Given exercise: Reproduce the listing below exactly. Pictures do not belong in the copy.

# # # #

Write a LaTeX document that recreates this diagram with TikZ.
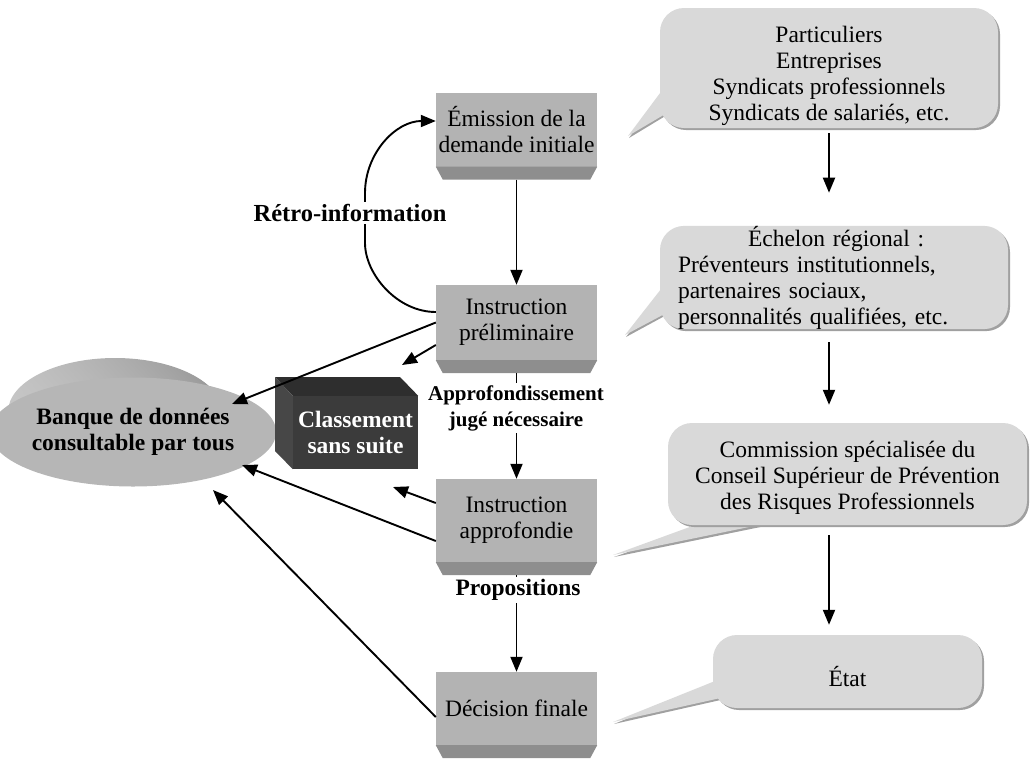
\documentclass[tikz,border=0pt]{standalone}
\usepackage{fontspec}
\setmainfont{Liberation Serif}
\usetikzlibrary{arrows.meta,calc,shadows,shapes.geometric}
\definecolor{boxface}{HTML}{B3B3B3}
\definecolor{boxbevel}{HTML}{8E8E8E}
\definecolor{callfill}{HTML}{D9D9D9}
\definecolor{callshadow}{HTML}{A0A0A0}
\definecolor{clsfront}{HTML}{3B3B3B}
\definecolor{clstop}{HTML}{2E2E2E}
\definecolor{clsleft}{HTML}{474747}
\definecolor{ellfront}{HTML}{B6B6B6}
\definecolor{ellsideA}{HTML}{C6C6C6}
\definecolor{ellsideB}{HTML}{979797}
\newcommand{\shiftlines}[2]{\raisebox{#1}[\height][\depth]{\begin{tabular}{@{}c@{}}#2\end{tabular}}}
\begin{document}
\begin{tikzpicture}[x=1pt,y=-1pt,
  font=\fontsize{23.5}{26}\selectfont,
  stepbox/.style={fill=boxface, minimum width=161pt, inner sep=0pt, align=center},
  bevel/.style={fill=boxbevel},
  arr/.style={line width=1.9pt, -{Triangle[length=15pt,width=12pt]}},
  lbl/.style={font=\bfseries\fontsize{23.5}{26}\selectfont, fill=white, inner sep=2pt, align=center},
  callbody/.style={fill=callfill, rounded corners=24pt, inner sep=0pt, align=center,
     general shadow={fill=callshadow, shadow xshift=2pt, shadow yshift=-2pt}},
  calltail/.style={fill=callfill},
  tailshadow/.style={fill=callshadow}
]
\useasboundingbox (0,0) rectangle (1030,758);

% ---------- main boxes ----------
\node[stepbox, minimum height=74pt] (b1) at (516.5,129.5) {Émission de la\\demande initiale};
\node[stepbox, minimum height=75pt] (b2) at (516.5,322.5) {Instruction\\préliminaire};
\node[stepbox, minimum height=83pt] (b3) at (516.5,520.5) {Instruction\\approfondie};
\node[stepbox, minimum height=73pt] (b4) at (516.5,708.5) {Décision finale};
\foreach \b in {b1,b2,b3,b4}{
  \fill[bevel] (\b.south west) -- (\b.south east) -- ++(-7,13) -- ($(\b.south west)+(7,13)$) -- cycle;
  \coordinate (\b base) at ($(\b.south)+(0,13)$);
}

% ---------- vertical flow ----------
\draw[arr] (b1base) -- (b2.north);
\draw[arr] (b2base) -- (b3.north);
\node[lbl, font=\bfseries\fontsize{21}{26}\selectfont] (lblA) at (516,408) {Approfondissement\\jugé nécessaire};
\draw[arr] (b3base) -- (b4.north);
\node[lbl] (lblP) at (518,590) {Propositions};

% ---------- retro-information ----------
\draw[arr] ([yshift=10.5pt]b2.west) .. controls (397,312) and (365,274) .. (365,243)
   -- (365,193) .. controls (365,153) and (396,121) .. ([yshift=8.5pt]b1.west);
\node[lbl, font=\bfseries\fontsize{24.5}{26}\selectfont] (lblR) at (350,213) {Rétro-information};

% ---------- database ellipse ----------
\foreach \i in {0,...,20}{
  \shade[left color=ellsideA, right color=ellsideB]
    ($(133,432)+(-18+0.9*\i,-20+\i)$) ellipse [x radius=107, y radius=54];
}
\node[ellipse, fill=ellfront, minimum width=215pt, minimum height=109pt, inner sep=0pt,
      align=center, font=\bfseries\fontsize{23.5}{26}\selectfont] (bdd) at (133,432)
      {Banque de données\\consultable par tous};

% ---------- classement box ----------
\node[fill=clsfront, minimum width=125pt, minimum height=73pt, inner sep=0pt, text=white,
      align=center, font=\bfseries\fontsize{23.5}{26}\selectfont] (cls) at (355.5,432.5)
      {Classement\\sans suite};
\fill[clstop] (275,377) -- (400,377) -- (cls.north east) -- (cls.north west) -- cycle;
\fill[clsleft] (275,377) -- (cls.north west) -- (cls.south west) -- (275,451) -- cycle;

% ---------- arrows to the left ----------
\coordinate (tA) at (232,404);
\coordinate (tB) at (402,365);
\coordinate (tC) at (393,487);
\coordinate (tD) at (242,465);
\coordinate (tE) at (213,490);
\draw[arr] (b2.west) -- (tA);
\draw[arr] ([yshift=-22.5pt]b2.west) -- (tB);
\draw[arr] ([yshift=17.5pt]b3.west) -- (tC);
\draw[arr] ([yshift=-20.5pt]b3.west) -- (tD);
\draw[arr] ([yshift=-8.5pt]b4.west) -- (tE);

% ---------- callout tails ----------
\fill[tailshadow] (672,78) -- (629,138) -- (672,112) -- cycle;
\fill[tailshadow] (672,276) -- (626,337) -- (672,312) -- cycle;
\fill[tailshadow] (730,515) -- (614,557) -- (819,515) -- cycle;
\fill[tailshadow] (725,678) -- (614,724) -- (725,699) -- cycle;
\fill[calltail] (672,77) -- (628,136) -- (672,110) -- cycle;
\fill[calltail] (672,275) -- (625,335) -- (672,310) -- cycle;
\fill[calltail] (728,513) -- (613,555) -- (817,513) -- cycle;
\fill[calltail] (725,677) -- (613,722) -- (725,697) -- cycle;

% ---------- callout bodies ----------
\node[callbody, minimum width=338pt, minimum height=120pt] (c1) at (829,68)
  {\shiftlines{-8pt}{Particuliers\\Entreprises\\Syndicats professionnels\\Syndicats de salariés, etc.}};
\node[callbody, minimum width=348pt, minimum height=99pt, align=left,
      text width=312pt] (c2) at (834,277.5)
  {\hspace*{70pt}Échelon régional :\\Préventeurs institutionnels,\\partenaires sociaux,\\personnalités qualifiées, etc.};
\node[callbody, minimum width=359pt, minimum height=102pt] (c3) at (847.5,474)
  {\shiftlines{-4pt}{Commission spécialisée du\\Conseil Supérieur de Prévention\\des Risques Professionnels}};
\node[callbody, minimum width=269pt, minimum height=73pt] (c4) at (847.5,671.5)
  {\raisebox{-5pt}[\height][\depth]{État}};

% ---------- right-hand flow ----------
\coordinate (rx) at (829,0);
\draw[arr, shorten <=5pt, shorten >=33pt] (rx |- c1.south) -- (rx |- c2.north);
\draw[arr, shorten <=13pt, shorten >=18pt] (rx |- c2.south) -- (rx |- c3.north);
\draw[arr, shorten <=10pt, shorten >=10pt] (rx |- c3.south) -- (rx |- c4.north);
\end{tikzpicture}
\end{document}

# # # #

Written response:
Write a LaTeX document that recreates this diagram with TikZ.
\documentclass[tikz,border=0pt]{standalone}
\usepackage{fontspec}
\setmainfont{Liberation Serif}
\usetikzlibrary{arrows.meta,calc,shadows,shapes.geometric}
\definecolor{boxface}{HTML}{B3B3B3}
\definecolor{boxbevel}{HTML}{8E8E8E}
\definecolor{callfill}{HTML}{D9D9D9}
\definecolor{callshadow}{HTML}{A0A0A0}
\definecolor{clsfront}{HTML}{3B3B3B}
\definecolor{clstop}{HTML}{2E2E2E}
\definecolor{clsleft}{HTML}{474747}
\definecolor{ellfront}{HTML}{B6B6B6}
\definecolor{ellsideA}{HTML}{C6C6C6}
\definecolor{ellsideB}{HTML}{979797}
\newcommand{\shiftlines}[2]{\raisebox{#1}[\height][\depth]{\begin{tabular}{@{}c@{}}#2\end{tabular}}}
\begin{document}
\begin{tikzpicture}[x=1pt,y=-1pt,
  font=\fontsize{23.5}{26}\selectfont,
  stepbox/.style={fill=boxface, minimum width=161pt, inner sep=0pt, align=center},
  bevel/.style={fill=boxbevel},
  arr/.style={line width=1.9pt, -{Triangle[length=15pt,width=12pt]}},
  lbl/.style={font=\bfseries\fontsize{23.5}{26}\selectfont, fill=white, inner sep=2pt, align=center},
  callbody/.style={fill=callfill, rounded corners=24pt, inner sep=0pt, align=center,
     general shadow={fill=callshadow, shadow xshift=2pt, shadow yshift=-2pt}},
  calltail/.style={fill=callfill},
  tailshadow/.style={fill=callshadow}
]
\useasboundingbox (0,0) rectangle (1030,758);

% ---------- main boxes ----------
\node[stepbox, minimum height=74pt] (b1) at (516.5,129.5) {Émission de la\\demande initiale};
\node[stepbox, minimum height=75pt] (b2) at (516.5,322.5) {Instruction\\préliminaire};
\node[stepbox, minimum height=83pt] (b3) at (516.5,520.5) {Instruction\\approfondie};
\node[stepbox, minimum height=73pt] (b4) at (516.5,708.5) {Décision finale};
\foreach \b in {b1,b2,b3,b4}{
  \fill[bevel] (\b.south west) -- (\b.south east) -- ++(-7,13) -- ($(\b.south west)+(7,13)$) -- cycle;
  \coordinate (\b base) at ($(\b.south)+(0,13)$);
}

% ---------- vertical flow ----------
\draw[arr] (b1base) -- (b2.north);
\draw[arr] (b2base) -- (b3.north);
\node[lbl, font=\bfseries\fontsize{21}{26}\selectfont] (lblA) at (516,408) {Approfondissement\\jugé nécessaire};
\draw[arr] (b3base) -- (b4.north);
\node[lbl] (lblP) at (518,590) {Propositions};

% ---------- retro-information ----------
\draw[arr] ([yshift=10.5pt]b2.west) .. controls (397,312) and (365,274) .. (365,243)
   -- (365,193) .. controls (365,153) and (396,121) .. ([yshift=8.5pt]b1.west);
\node[lbl, font=\bfseries\fontsize{24.5}{26}\selectfont] (lblR) at (350,213) {Rétro-information};

% ---------- database ellipse ----------
\foreach \i in {0,...,20}{
  \shade[left color=ellsideA, right color=ellsideB]
    ($(133,432)+(-18+0.9*\i,-20+\i)$) ellipse [x radius=107, y radius=54];
}
\node[ellipse, fill=ellfront, minimum width=215pt, minimum height=109pt, inner sep=0pt,
      align=center, font=\bfseries\fontsize{23.5}{26}\selectfont] (bdd) at (133,432)
      {Banque de données\\consultable par tous};

% ---------- classement box ----------
\node[fill=clsfront, minimum width=125pt, minimum height=73pt, inner sep=0pt, text=white,
      align=center, font=\bfseries\fontsize{23.5}{26}\selectfont] (cls) at (355.5,432.5)
      {Classement\\sans suite};
\fill[clstop] (275,377) -- (400,377) -- (cls.north east) -- (cls.north west) -- cycle;
\fill[clsleft] (275,377) -- (cls.north west) -- (cls.south west) -- (275,451) -- cycle;

% ---------- arrows to the left ----------
\coordinate (tA) at (232,404);
\coordinate (tB) at (402,365);
\coordinate (tC) at (393,487);
\coordinate (tD) at (242,465);
\coordinate (tE) at (213,490);
\draw[arr] (b2.west) -- (tA);
\draw[arr] ([yshift=-22.5pt]b2.west) -- (tB);
\draw[arr] ([yshift=17.5pt]b3.west) -- (tC);
\draw[arr] ([yshift=-20.5pt]b3.west) -- (tD);
\draw[arr] ([yshift=-8.5pt]b4.west) -- (tE);

% ---------- callout tails ----------
\fill[tailshadow] (672,78) -- (629,138) -- (672,112) -- cycle;
\fill[tailshadow] (672,276) -- (626,337) -- (672,312) -- cycle;
\fill[tailshadow] (730,515) -- (614,557) -- (819,515) -- cycle;
\fill[tailshadow] (725,678) -- (614,724) -- (725,699) -- cycle;
\fill[calltail] (672,77) -- (628,136) -- (672,110) -- cycle;
\fill[calltail] (672,275) -- (625,335) -- (672,310) -- cycle;
\fill[calltail] (728,513) -- (613,555) -- (817,513) -- cycle;
\fill[calltail] (725,677) -- (613,722) -- (725,697) -- cycle;

% ---------- callout bodies ----------
\node[callbody, minimum width=338pt, minimum height=120pt] (c1) at (829,68)
  {\shiftlines{-8pt}{Particuliers\\Entreprises\\Syndicats professionnels\\Syndicats de salariés, etc.}};
\node[callbody, minimum width=348pt, minimum height=99pt, align=left,
      text width=312pt] (c2) at (834,277.5)
  {\hspace*{70pt}Échelon régional :\\Préventeurs institutionnels,\\partenaires sociaux,\\personnalités qualifiées, etc.};
\node[callbody, minimum width=359pt, minimum height=102pt] (c3) at (847.5,474)
  {\shiftlines{-4pt}{Commission spécialisée du\\Conseil Supérieur de Prévention\\des Risques Professionnels}};
\node[callbody, minimum width=269pt, minimum height=73pt] (c4) at (847.5,671.5)
  {\raisebox{-5pt}[\height][\depth]{État}};

% ---------- right-hand flow ----------
\coordinate (rx) at (829,0);
\draw[arr, shorten <=5pt, shorten >=33pt] (rx |- c1.south) -- (rx |- c2.north);
\draw[arr, shorten <=13pt, shorten >=18pt] (rx |- c2.south) -- (rx |- c3.north);
\draw[arr, shorten <=10pt, shorten >=10pt] (rx |- c3.south) -- (rx |- c4.north);
\end{tikzpicture}
\end{document}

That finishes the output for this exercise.